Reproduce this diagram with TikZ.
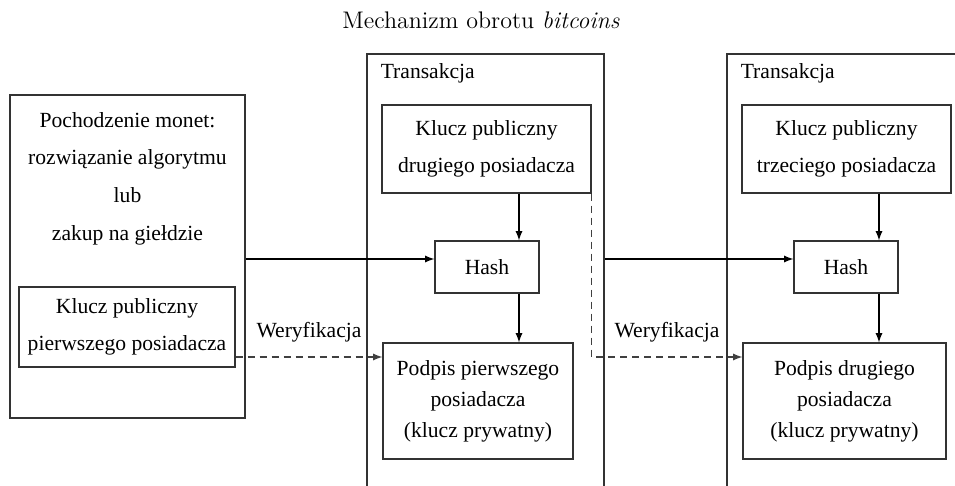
\documentclass[tikz,border=0pt]{standalone}
\usepackage{fontspec}
\newfontfamily\rzymski{Liberation Serif}
\usepackage{tikz}
\usetikzlibrary{arrows}

\tikzset{
  ramka/.style={draw=black!80, line width=0.6pt, inner sep=0pt},
  blok/.style={ramka, align=center, font={\rzymski\fontsize{10.8}{18.8}\selectfont}},
  podpis/.style={blok, font={\rzymski\fontsize{10.8}{15.5}\selectfont}},
  napis/.style={inner sep=0pt, font={\rzymski\fontsize{10.8}{18.8}\selectfont}},
  strz/.style={->, >=latex, line width=0.6pt},
  weryf/.style={strz, draw=black!75, dash pattern=on 3.5pt off 2.5pt}
}

\begin{document}
\begin{tikzpicture}[x=0.5pt, y=-0.5pt]
\useasboundingbox (0,0) rectangle (955,486);
\clip (0,0) rectangle (955,486);

\node[anchor=base, font=\large] (tytul) at (481,29) {Mechanizm obrotu \textit{bitcoins}};

% pochodzenie monet
\node[ramka, minimum width=117.5pt, minimum height=161.5pt] (zrodlo) at (127.5,256.5) {};
\node[napis, align=center] (pochodzenie) at (127.5,178.5) {Pochodzenie monet:\\ rozwiązanie algorytmu\\ lub\\ zakup na giełdzie};
\node[blok, minimum width=108pt, minimum height=40pt] (klucz1) at (127,327) {Klucz publiczny\\ pierwszego posiadacza};

% transakcje
\node[ramka, minimum width=118.5pt, minimum height=230pt] (trans1) at (485.5,284) {};
\node[ramka, minimum width=118.5pt, minimum height=230pt] (trans2) at (845.5,284) {};
\node[napis, anchor=base west] (tlabel1) at ([shift={(14,25)}]trans1.north west) {Transakcja};
\node[napis, anchor=base west] (tlabel2) at ([shift={(14,25)}]trans2.north west) {Transakcja};

\node[blok, minimum width=104.5pt, minimum height=44pt] (klucz2) at (486.5,149) {Klucz publiczny\\ drugiego posiadacza};
\node[blok, minimum width=52pt, minimum height=26pt] (hash1) at (487,267) {Hash};
\node[podpis, minimum width=95pt, minimum height=58pt] (podpis1) at (478,401) {Podpis pierwszego\\ posiadacza\\ (klucz prywatny)};

\node[blok, minimum width=104.5pt, minimum height=44pt] (klucz3) at (846.5,149) {Klucz publiczny\\ trzeciego posiadacza};
\node[blok, minimum width=52pt, minimum height=26pt] (hash2) at (846,267) {Hash};
\node[podpis, minimum width=101.5pt, minimum height=58pt] (podpis2) at (844.5,401) {Podpis drugiego\\ posiadacza\\ (klucz prywatny)};

\coordinate (poziom) at (0,259);
\coordinate (wer) at (0,357);
\coordinate (pion1) at (519,0);
\coordinate (pion2) at (879,0);

\draw[strz] (zrodlo.east |- poziom) -- (hash1.west |- poziom);
\draw[strz] (trans1.east |- poziom) -- (hash2.west |- poziom);
\draw[strz] (klucz2.south -| pion1) -- (hash1.north -| pion1);
\draw[strz] (hash1.south -| pion1) -- (podpis1.north -| pion1);
\draw[strz] (klucz3.south -| pion2) -- (hash2.north -| pion2);
\draw[strz] (hash2.south -| pion2) -- (podpis2.north -| pion2);

\draw[weryf] (klucz1.east |- wer) -- node[napis, above=7pt] (wer1) {Weryfikacja} (podpis1.west |- wer);
\draw[weryf] (klucz2.south east) |- node[napis, pos=0.75, above=7pt] (wer2) {Weryfikacja} (podpis2.west |- wer);
\end{tikzpicture}
\end{document}
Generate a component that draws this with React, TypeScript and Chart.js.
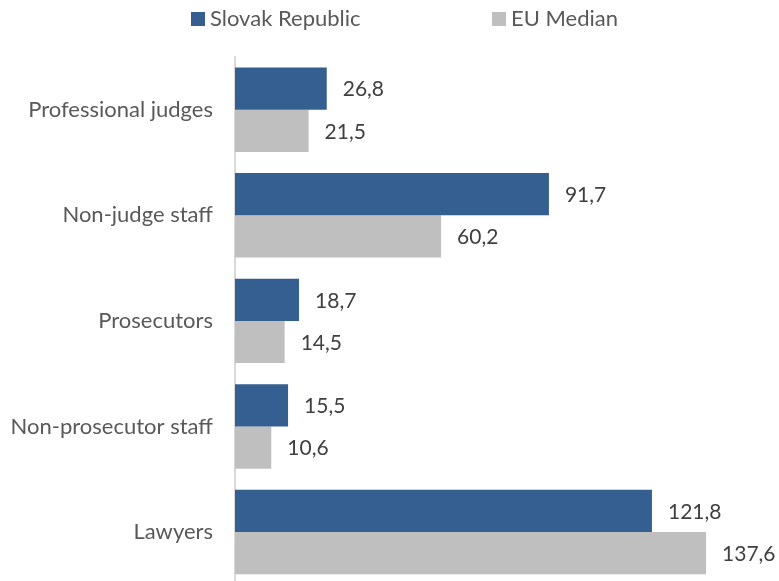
import React, { useEffect, useRef } from "react";
import { Chart, registerables } from "chart.js";

Chart.register(...registerables);

const categories = ["Professional judges", "Non-judge staff", "Prosecutors", "Non-prosecutor staff", "Lawyers"];
const slovakValues = [26.8, 91.7, 18.7, 15.5, 121.8];
const euMedianValues = [21.5, 60.2, 14.5, 10.6, 137.6];
const seriesNames = ["Slovak Republic", "EU Median"];
const seriesColors = ["#355E91", "#BFBFBF"];

const FONT = "Lato";
const FSIZE = 22;
const LSIZE = 21;

const fmt = (v: number) => v.toFixed(1).replace(".", ",");

const labelPlugin = {
  id: "valueLabels",
  afterDatasetsDraw(chart: any) {
    const ctx = chart.ctx;
    ctx.save();
    ctx.font = `${LSIZE}px ${FONT}`;
    ctx.fillStyle = "#404040";
    ctx.textAlign = "left";
    ctx.textBaseline = "middle";
    chart.data.datasets.forEach((ds: any, di: number) => {
      const meta = chart.getDatasetMeta(di);
      meta.data.forEach((el: any, i: number) => {
        ctx.fillText(fmt(ds.data[i]), el.x + 16, el.y + 1);
      });
    });
    ctx.restore();
  },
};

const legendPlugin = {
  id: "customLegend",
  afterDraw(chart: any) {
    const ctx = chart.ctx;
    ctx.save();
    ctx.font = `${FSIZE}px ${FONT}`;
    ctx.textAlign = "left";
    ctx.textBaseline = "middle";
    const boxX = [191, 492];
    seriesNames.forEach((name, i) => {
      ctx.fillStyle = seriesColors[i];
      ctx.fillRect(boxX[i], 12, 14, 14);
      ctx.fillStyle = "#595959";
      ctx.fillText(name, boxX[i] + 19, 19);
    });
    ctx.restore();
  },
};

export default function App() {
  const ref = useRef<HTMLCanvasElement>(null);
  useEffect(() => {
    if (!ref.current) return;
    const chart = new Chart(ref.current, {
      type: "bar",
      data: {
        labels: categories,
        datasets: [
          { label: seriesNames[0], data: slovakValues, backgroundColor: seriesColors[0], categoryPercentage: 0.8, barPercentage: 1 },
          { label: seriesNames[1], data: euMedianValues, backgroundColor: seriesColors[1], categoryPercentage: 0.8, barPercentage: 1 },
        ],
      },
      options: {
        indexAxis: "y",
        animation: false,
        responsive: false,
        layout: { padding: { top: 57, bottom: 5.5, right: 30.5, left: 0 } },
        plugins: { legend: { display: false }, tooltip: { enabled: false } },
        scales: {
          x: { display: false, min: 0, max: 150 },
          y: {
            afterFit: (s: any) => { s.width = 235; },
            grid: { display: false, drawTicks: false },
            border: { display: true, color: "#D9D9D9", width: 2 },
            ticks: { color: "#595959", font: { family: FONT, size: FSIZE }, padding: 22 },
          },
        },
      },
      plugins: [labelPlugin, legendPlugin],
    });
    return () => chart.destroy();
  }, []);
  return (
    <div style={{ position: "fixed", left: 0, top: 0, width: 779, height: 581, overflow: "hidden", background: "#fff" }}>
      <canvas ref={ref} width={779} height={620} style={{ width: 779, height: 620, display: "block" }} />
    </div>
  );
}
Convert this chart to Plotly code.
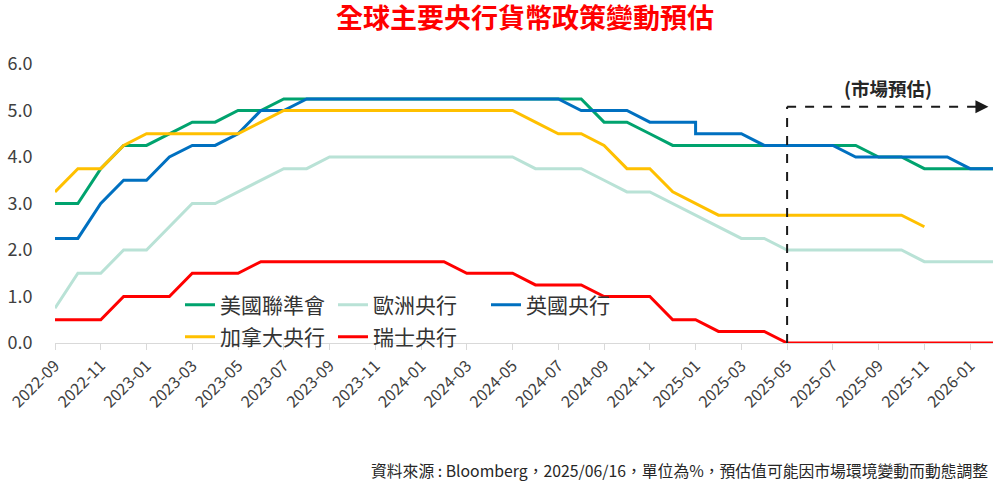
import plotly.graph_objects as go

# monthly categories, 2022-09 .. 2026-02
months = [
    "2022-09", "2022-10", "2022-11", "2022-12",
    "2023-01", "2023-02", "2023-03", "2023-04", "2023-05", "2023-06",
    "2023-07", "2023-08", "2023-09", "2023-10", "2023-11", "2023-12",
    "2024-01", "2024-02", "2024-03", "2024-04", "2024-05", "2024-06",
    "2024-07", "2024-08", "2024-09", "2024-10", "2024-11", "2024-12",
    "2025-01", "2025-02", "2025-03", "2025-04", "2025-05", "2025-06",
    "2025-07", "2025-08", "2025-09", "2025-10", "2025-11", "2025-12",
    "2026-01", "2026-02",
]

fed = [3.0, 3.0, 3.75, 4.25, 4.25, 4.5, 4.75, 4.75, 5.0, 5.0,
       5.25, 5.25, 5.25, 5.25, 5.25, 5.25, 5.25, 5.25, 5.25, 5.25,
       5.25, 5.25, 5.25, 5.25, 4.75, 4.75, 4.5, 4.25, 4.25, 4.25,
       4.25, 4.25, 4.25, 4.25, 4.25, 4.25, 4.0, 4.0, 3.75, 3.75,
       3.75, 3.75]

ecb = [0.75, 1.5, 1.5, 2.0, 2.0, 2.5, 3.0, 3.0, 3.25, 3.5,
       3.75, 3.75, 4.0, 4.0, 4.0, 4.0, 4.0, 4.0, 4.0, 4.0,
       4.0, 3.75, 3.75, 3.75, 3.5, 3.25, 3.25, 3.0, 2.75, 2.5,
       2.25, 2.25, 2.0, 2.0, 2.0, 2.0, 2.0, 2.0, 1.75, 1.75,
       1.75, 1.75]

# BoE has two readings in 2025-01 (step down within the month)
boe_months = months[:29] + months[28:]
boe = [2.25, 2.25, 3.0, 3.5, 3.5, 4.0, 4.25, 4.25, 4.5, 5.0,
       5.0, 5.25, 5.25, 5.25, 5.25, 5.25, 5.25, 5.25, 5.25, 5.25,
       5.25, 5.25, 5.25, 5.0, 5.0, 5.0, 4.75, 4.75, 4.75, 4.5,
       4.5, 4.5, 4.25, 4.25, 4.25, 4.25, 4.0, 4.0, 4.0, 4.0,
       4.0, 3.75, 3.75]

boc_months = months[:39]
boc = [3.25, 3.75, 3.75, 4.25, 4.5, 4.5, 4.5, 4.5, 4.5, 4.75,
       5.0, 5.0, 5.0, 5.0, 5.0, 5.0, 5.0, 5.0, 5.0, 5.0,
       5.0, 4.75, 4.5, 4.5, 4.25, 3.75, 3.75, 3.25, 3.0, 2.75,
       2.75, 2.75, 2.75, 2.75, 2.75, 2.75, 2.75, 2.75, 2.5]

snb = [0.5, 0.5, 0.5, 1.0, 1.0, 1.0, 1.5, 1.5, 1.5, 1.75,
       1.75, 1.75, 1.75, 1.75, 1.75, 1.75, 1.75, 1.75, 1.5, 1.5,
       1.5, 1.25, 1.25, 1.25, 1.0, 1.0, 1.0, 0.5, 0.5, 0.25,
       0.25, 0.25, 0.0, 0.0, 0.0, 0.0, 0.0, 0.0, 0.0, 0.0,
       0.0, 0.0]

y_ticks = [0, 1, 2, 3, 4, 5, 6]
forecast_start = "2025-05"

FONT = "Noto Sans CJK TC"

fig = go.Figure()
series = [
    ("美國聯準會", months, fed, "#00a36e", "legend"),
    ("歐洲央行", months, ecb, "#b9e2d6", "legend"),
    ("英國央行", boe_months, boe, "#0070c0", "legend"),
    ("加拿大央行", boc_months, boc, "#ffc000", "legend2"),
    ("瑞士央行", months, snb, "#ff0000", "legend2"),
]
for name, xs, ys, color, lg in series:
    fig.add_trace(go.Scatter(x=xs, y=ys, mode="lines", name=name,
        line=dict(color=color, width=3), legend=lg, cliponaxis=False))

# forecast bracket
fig.add_shape(type="line", x0=forecast_start, x1=forecast_start, y0=0, y1=5.08,
    xref="x", yref="y", line=dict(color="#1a1a1a", width=2, dash="dash"))
fig.add_shape(type="line", x0=forecast_start, x1=40.5, y0=5.08, y1=5.08,
    xref="x", yref="y", line=dict(color="#1a1a1a", width=2, dash="dash"))
fig.add_annotation(x=40.8, y=5.08, ax=40.45, ay=5.08, axref="x", ayref="y",
    xref="x", yref="y", text="", showarrow=True, arrowhead=2, arrowsize=1.3,
    arrowwidth=2, arrowcolor="#1a1a1a")
fig.add_annotation(x=36.4, y=5.48, xref="x", yref="y", text="<b>(市場預估)</b>",
    showarrow=False, font=dict(family=FONT, size=18.5, color="#262626"))

fig.add_annotation(x=(990 - 55) / 938, y=(343 - 470) / 279, xref="paper", yref="paper",
    xanchor="right", yanchor="middle", showarrow=False,
    text="資料來源 : Bloomberg，2025/06/16，單位為%，預估值可能因市場環境變動而動態調整",
    font=dict(family=FONT, size=15.8, color="#262626"))

legend_common = dict(orientation="h", xref="paper", yref="paper", xanchor="left",
    yanchor="middle", bgcolor="rgba(0,0,0,0)", entrywidth=108, entrywidthmode="pixels",
    font=dict(family=FONT, size=21, color="#333333"), itemwidth=30)

fig.update_layout(
    width=1003, height=484,
    margin=dict(l=55, r=10, t=64, b=141),
    paper_bgcolor="white", plot_bgcolor="white",
    font=dict(family=FONT, color="#404040"),
    title=dict(text="<b>全球主要央行貨幣政策變動預估</b>", x=525 / 1003, xanchor="center",
        y=1 - 19 / 484, yanchor="middle", font=dict(family=FONT, size=27, color="#ff0000")),
    legend=dict(x=(180 - 55) / 938, y=(343 - 305) / 279, **legend_common),
    legend2=dict(x=(180 - 55) / 938, y=(343 - 337) / 279, **legend_common),
    xaxis=dict(type="category", categoryorder="array", categoryarray=months,
        range=[0, len(months) - 1], tickmode="array", tickvals=months[::2],
        tickangle=-45, tickfont=dict(family=FONT, size=16, color="#404040"),
        showgrid=False, showline=True, linecolor="#d9d9d9", linewidth=1,
        ticks="outside", ticklen=6, tickcolor="#d9d9d9", zeroline=False,
        automargin=False),
    yaxis=dict(range=[0, 6], tickmode="array", tickvals=y_ticks,
        ticktext=[f"{v:.1f}" for v in y_ticks], showgrid=False, zeroline=False,
        showline=False, ticks="outside", ticklen=18, tickcolor="rgba(0,0,0,0)",
        tickfont=dict(family=FONT, size=18, color="#404040"), automargin=False),
)

# page body has a default 8px margin; drop it so the figure sits at the window corner
fig.write_html("out.html", config={"displayModeBar": False},
    post_script="document.body.style.margin='0px';")
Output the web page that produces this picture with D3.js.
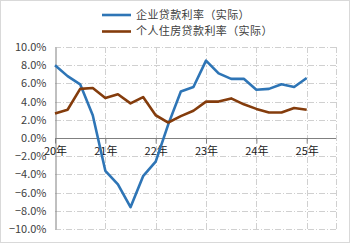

§ **Required work**
From the opening line of the listing above through the line bearing "font=\large] (tytul) at", repeat each line exactly. Drop every picture.

§ **Final result**
Reproduce this diagram with TikZ.
\documentclass[tikz,border=0pt]{standalone}
\usepackage{fontspec}
\newfontfamily\rzymski{Liberation Serif}
\usepackage{tikz}
\usetikzlibrary{arrows}

\tikzset{
  ramka/.style={draw=black!80, line width=0.6pt, inner sep=0pt},
  blok/.style={ramka, align=center, font={\rzymski\fontsize{10.8}{18.8}\selectfont}},
  podpis/.style={blok, font={\rzymski\fontsize{10.8}{15.5}\selectfont}},
  napis/.style={inner sep=0pt, font={\rzymski\fontsize{10.8}{18.8}\selectfont}},
  strz/.style={->, >=latex, line width=0.6pt},
  weryf/.style={strz, draw=black!75, dash pattern=on 3.5pt off 2.5pt}
}

\begin{document}
\begin{tikzpicture}[x=0.5pt, y=-0.5pt]
\useasboundingbox (0,0) rectangle (955,486);
\clip (0,0) rectangle (955,486);

\node[anchor=base, font=\large] (tytul) at (481,29) {Mechanizm obrotu \textit{bitcoins}};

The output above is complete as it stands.